(b. Ulrum, 13 Sept. 1908; d. Wapserveen, 29 June 1995)
Netherlandish; President of the EC 1972–3 Mansholt was born the son of a farmer. Both his parents were politically active in the Labour Party (SDAP). Once a farmer himself, he also joined the SDAP.
He specialized in tropical agriculture, but due to the economic depression of the 1930s he could not afford to buy or rent a farm himself. After working for two years at different places, he decided to try his luck in the Netherlands East Indies. From 1934 till 1936 he was employed at a tea plantation. Not at ease in the colonial world, he returned to the Netherlands as soon as there was an opportunity to become a (tenant-) farmer in the newly reclaimed land of the Wieringermeer. During the Second World War he actively participated in the resistance movement. Immediately after the war he was asked to become Minister of Agriculture, Food Supply and Fisheries, a post he was to retain until 1958. He was chairman of the Dutch delegation to the FAO in 1946. In the 1950s he developed plans for future European agricultural development. Following the Monnet–Schuman plans for a European Coal and Steel Community he suggested the creation of a common European agricultural market (first Mansholt Plan).
In 1958 Mansholt was appointed as member of the European Commission for Agricultural Affairs.
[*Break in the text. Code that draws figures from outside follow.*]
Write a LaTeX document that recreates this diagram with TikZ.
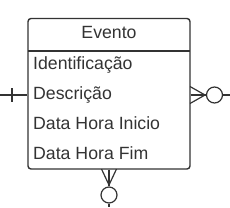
\documentclass[tikz,border=0pt]{standalone}
\usepackage{fontspec}
\setmainfont{Liberation Sans}
\usetikzlibrary{positioning,calc}
\definecolor{erline}{HTML}{333333}

\begin{document}
\begin{tikzpicture}[
  x=1pt, y=-1pt,
  ent/.style={draw=erline, line width=1.4pt, rounded corners=3pt,
              minimum width=162pt, minimum height=150.5pt, inner sep=0pt},
  attr/.style={anchor=base west, inner sep=0pt, text=erline,
               font=\fontsize{17.7}{20}\selectfont},
  link/.style={draw=erline, line width=1.2pt},
  opt/.style={circle, draw=erline, line width=1.2pt, fill=white,
              minimum size=16pt, inner sep=0pt}]

\useasboundingbox (0,0) rectangle (230,207);

% ================= the entity =============================================
\node[ent] (evento) at (109,93.75) {};
\coordinate (sepl) at (28,51);
\coordinate (sepr) at (190,51);
\draw[erline, line width=1.4pt] (sepl) -- (sepr);

\node[attr, anchor=base] (titulo) at (109,38.5) {Evento};
\node[attr] (ident) at (33,69)  {Identificação};
\node[attr] (desc)  at (33,99)  {Descrição};
\node[attr] (ini)   at (33,129) {Data Hora Inicio};
\node[attr] (fim)   at (33,159) {Data Hora Fim};

% ================= left: exactly one ======================================
\coordinate (lend) at (0,95);
\draw[link] (lend) -- (evento.west |- lend);
\draw[link] (12,88) -- (12,102);

% ================= right: zero or many ====================================
\node[opt] (ropt) at (214.5,95) {};
\coordinate (rtip) at (205,95);
\coordinate (rend) at (230,95);
\draw[link] (evento.east |- ropt) -- (ropt.west);
\draw[link] (ropt.east) -- (rend);
\draw[link] (190,86.5) -- (rtip) -- (190,103.5);

% ================= bottom: zero or many ===================================
\node[opt] (bopt) at (109,195) {};
\coordinate (btip) at (109,185);
\coordinate (bend) at (109,207);
\draw[link] (evento.south -| bopt) -- (bopt.north);
\draw[link] (bopt.south) -- (bend);
\draw[link] (101.5,169) -- (btip) -- (116.5,169);

\end{tikzpicture}
\end{document}
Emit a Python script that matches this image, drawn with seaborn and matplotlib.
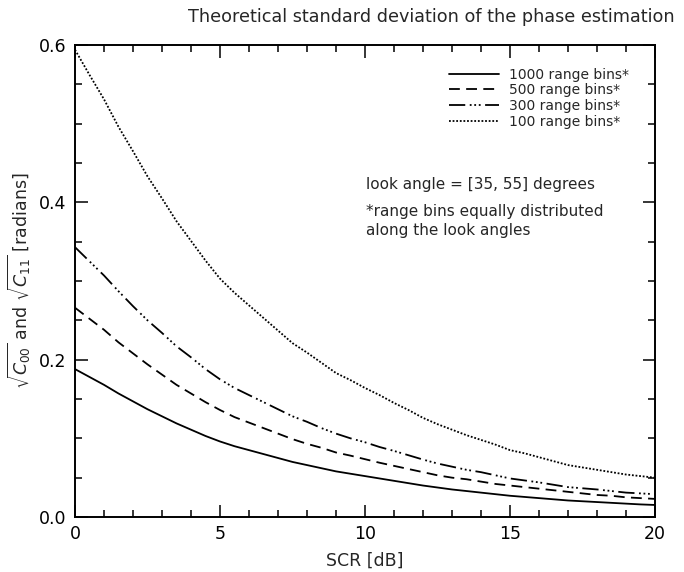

In 1967 he was elected Vice-President, and from March 1972 he acted as President of the EC until his resignation in 1973. When in the 1960s problems of agricultural surpluses arose, Mansholt came with a second Mansholt Plan to redevelop European agriculture. This plan failed to secure full ministerial backing, however, and was only partially carried out. Years later Mansholt admitted that he regretted not having resigned on that occasion. Impressed by the report of the Club of Rome Mansholt tried in vain to convince the EC of the urgency of solving problems concerning environmental pollution, energy, world food supply, ecology, and the increase of population. After his retirement in 1973 he continued to beg attention for a more ecological approach to economical development. Until his death in 1995 he remained an ardent advocate of the renewal of agricultural policy through a third Mansholt Plan: direct control of production together with guaranteed prices.